### SOURCE DATA
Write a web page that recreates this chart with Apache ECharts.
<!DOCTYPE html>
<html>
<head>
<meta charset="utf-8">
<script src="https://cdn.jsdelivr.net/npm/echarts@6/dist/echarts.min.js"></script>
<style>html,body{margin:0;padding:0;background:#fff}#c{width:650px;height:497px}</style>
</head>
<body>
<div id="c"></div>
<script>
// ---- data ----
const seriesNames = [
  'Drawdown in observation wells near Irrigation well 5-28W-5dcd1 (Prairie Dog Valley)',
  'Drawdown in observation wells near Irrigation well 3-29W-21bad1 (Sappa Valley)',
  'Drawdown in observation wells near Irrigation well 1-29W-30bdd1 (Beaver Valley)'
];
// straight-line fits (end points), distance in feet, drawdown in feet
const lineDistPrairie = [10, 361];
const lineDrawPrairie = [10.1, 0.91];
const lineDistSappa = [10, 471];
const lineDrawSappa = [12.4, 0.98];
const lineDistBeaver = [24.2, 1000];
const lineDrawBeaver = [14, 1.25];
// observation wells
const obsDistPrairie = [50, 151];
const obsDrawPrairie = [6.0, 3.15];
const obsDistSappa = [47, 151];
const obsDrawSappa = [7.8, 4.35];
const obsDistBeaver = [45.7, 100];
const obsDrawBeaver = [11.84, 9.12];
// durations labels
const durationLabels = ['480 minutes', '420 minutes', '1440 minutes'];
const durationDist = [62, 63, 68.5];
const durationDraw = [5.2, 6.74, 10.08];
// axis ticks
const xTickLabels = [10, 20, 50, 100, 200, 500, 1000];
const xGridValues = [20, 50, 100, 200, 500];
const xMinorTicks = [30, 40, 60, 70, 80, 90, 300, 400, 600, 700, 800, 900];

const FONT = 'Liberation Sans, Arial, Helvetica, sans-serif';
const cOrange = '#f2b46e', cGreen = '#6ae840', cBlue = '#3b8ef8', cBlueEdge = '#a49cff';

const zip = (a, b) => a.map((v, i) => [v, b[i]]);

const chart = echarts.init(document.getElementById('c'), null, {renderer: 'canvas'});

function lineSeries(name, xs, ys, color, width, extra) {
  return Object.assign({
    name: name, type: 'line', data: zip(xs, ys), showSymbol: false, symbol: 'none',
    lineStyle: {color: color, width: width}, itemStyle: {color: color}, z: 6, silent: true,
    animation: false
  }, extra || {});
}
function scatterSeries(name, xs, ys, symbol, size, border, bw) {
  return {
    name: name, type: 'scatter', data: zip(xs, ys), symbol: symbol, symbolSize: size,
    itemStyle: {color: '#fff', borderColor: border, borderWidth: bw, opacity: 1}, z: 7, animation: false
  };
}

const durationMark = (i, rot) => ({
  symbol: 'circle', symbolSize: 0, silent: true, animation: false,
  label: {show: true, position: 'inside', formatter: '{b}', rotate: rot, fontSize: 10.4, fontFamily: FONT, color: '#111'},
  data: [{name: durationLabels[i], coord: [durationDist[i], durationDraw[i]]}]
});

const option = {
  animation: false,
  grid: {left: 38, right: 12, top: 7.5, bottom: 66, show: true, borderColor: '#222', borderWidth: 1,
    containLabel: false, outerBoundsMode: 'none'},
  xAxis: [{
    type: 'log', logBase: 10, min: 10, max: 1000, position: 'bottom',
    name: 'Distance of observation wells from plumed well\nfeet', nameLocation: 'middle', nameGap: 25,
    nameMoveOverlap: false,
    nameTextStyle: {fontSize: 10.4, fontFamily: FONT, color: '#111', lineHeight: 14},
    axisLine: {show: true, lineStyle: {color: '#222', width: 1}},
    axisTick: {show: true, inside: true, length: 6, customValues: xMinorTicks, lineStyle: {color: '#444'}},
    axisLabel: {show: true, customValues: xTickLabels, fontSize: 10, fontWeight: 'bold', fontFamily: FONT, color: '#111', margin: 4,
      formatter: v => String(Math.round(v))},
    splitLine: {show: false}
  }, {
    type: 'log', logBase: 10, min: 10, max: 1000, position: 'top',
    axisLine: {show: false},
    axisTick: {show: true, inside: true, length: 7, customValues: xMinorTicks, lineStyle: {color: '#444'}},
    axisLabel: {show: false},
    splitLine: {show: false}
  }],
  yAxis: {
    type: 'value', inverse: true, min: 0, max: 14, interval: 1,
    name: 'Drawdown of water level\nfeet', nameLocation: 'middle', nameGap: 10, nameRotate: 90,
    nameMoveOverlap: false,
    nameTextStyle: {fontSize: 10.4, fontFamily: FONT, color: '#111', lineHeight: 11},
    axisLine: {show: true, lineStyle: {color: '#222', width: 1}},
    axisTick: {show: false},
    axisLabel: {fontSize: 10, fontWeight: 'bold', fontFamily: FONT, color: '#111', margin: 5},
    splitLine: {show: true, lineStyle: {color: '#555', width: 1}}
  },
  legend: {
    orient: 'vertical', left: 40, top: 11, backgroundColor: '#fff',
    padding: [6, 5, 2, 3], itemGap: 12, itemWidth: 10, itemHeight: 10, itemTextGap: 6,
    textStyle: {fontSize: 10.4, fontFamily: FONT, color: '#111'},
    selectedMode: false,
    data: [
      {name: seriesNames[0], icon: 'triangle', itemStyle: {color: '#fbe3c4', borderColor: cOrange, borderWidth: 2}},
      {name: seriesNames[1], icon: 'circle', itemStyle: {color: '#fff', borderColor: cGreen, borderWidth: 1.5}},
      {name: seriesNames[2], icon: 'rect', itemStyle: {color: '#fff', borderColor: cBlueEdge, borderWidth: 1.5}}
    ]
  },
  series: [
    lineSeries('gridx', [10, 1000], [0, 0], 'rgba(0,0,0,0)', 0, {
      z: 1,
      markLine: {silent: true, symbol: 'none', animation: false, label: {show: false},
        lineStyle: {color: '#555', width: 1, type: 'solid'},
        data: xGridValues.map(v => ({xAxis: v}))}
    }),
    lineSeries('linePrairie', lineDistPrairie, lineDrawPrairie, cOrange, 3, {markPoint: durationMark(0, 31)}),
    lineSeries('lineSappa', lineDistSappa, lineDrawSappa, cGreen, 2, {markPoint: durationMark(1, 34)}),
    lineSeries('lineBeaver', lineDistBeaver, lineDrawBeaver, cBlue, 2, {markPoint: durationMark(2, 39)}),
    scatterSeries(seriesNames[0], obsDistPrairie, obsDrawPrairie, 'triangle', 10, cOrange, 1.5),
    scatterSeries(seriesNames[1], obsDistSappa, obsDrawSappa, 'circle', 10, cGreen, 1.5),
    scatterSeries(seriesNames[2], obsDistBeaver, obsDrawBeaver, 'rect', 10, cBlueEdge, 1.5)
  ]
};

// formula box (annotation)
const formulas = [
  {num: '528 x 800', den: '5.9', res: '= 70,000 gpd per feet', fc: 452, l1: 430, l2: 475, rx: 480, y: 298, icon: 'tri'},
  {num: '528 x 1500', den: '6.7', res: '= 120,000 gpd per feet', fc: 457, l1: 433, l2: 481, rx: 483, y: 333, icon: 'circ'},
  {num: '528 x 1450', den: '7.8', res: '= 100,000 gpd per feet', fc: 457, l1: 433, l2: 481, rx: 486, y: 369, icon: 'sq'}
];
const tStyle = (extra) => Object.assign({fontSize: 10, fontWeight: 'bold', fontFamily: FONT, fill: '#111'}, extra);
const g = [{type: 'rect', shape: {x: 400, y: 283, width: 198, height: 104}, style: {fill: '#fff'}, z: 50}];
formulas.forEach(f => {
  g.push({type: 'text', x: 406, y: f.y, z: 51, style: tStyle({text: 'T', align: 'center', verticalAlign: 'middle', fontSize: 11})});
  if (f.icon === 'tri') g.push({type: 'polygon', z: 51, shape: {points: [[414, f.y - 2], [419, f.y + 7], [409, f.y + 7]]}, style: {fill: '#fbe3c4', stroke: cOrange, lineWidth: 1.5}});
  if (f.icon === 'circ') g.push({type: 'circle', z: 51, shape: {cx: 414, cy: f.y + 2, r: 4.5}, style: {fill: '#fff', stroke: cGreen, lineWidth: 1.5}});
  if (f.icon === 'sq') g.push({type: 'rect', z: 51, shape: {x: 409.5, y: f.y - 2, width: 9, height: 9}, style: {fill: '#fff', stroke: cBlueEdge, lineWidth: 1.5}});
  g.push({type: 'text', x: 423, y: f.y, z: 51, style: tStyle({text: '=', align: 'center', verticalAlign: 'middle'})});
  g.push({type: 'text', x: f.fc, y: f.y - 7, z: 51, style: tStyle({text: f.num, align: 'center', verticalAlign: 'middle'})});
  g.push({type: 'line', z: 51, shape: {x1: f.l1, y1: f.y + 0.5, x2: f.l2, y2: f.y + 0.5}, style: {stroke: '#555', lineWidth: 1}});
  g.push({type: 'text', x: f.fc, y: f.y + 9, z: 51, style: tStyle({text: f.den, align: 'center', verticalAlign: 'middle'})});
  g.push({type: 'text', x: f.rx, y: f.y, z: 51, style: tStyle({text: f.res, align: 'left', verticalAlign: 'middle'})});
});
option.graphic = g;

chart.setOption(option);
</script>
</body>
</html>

### THE REQUEST
From the first line of the data above to the line holding "const cOrange = '#f2b46e', cGreen", reproduce each line exactly; emit no other lines.

### WRITTEN RESPONSE
Write a web page that recreates this chart with Apache ECharts.
<!DOCTYPE html>
<html>
<head>
<meta charset="utf-8">
<script src="https://cdn.jsdelivr.net/npm/echarts@6/dist/echarts.min.js"></script>
<style>html,body{margin:0;padding:0;background:#fff}#c{width:650px;height:497px}</style>
</head>
<body>
<div id="c"></div>
<script>
// ---- data ----
const seriesNames = [
  'Drawdown in observation wells near Irrigation well 5-28W-5dcd1 (Prairie Dog Valley)',
  'Drawdown in observation wells near Irrigation well 3-29W-21bad1 (Sappa Valley)',
  'Drawdown in observation wells near Irrigation well 1-29W-30bdd1 (Beaver Valley)'
];
// straight-line fits (end points), distance in feet, drawdown in feet
const lineDistPrairie = [10, 361];
const lineDrawPrairie = [10.1, 0.91];
const lineDistSappa = [10, 471];
const lineDrawSappa = [12.4, 0.98];
const lineDistBeaver = [24.2, 1000];
const lineDrawBeaver = [14, 1.25];
// observation wells
const obsDistPrairie = [50, 151];
const obsDrawPrairie = [6.0, 3.15];
const obsDistSappa = [47, 151];
const obsDrawSappa = [7.8, 4.35];
const obsDistBeaver = [45.7, 100];
const obsDrawBeaver = [11.84, 9.12];
// durations labels
const durationLabels = ['480 minutes', '420 minutes', '1440 minutes'];
const durationDist = [62, 63, 68.5];
const durationDraw = [5.2, 6.74, 10.08];
// axis ticks
const xTickLabels = [10, 20, 50, 100, 200, 500, 1000];
const xGridValues = [20, 50, 100, 200, 500];
const xMinorTicks = [30, 40, 60, 70, 80, 90, 300, 400, 600, 700, 800, 900];

const FONT = 'Liberation Sans, Arial, Helvetica, sans-serif';
const cOrange = '#f2b46e', cGreen = '#6ae840', cBlue = '#3b8ef8', cBlueEdge = '#a49cff';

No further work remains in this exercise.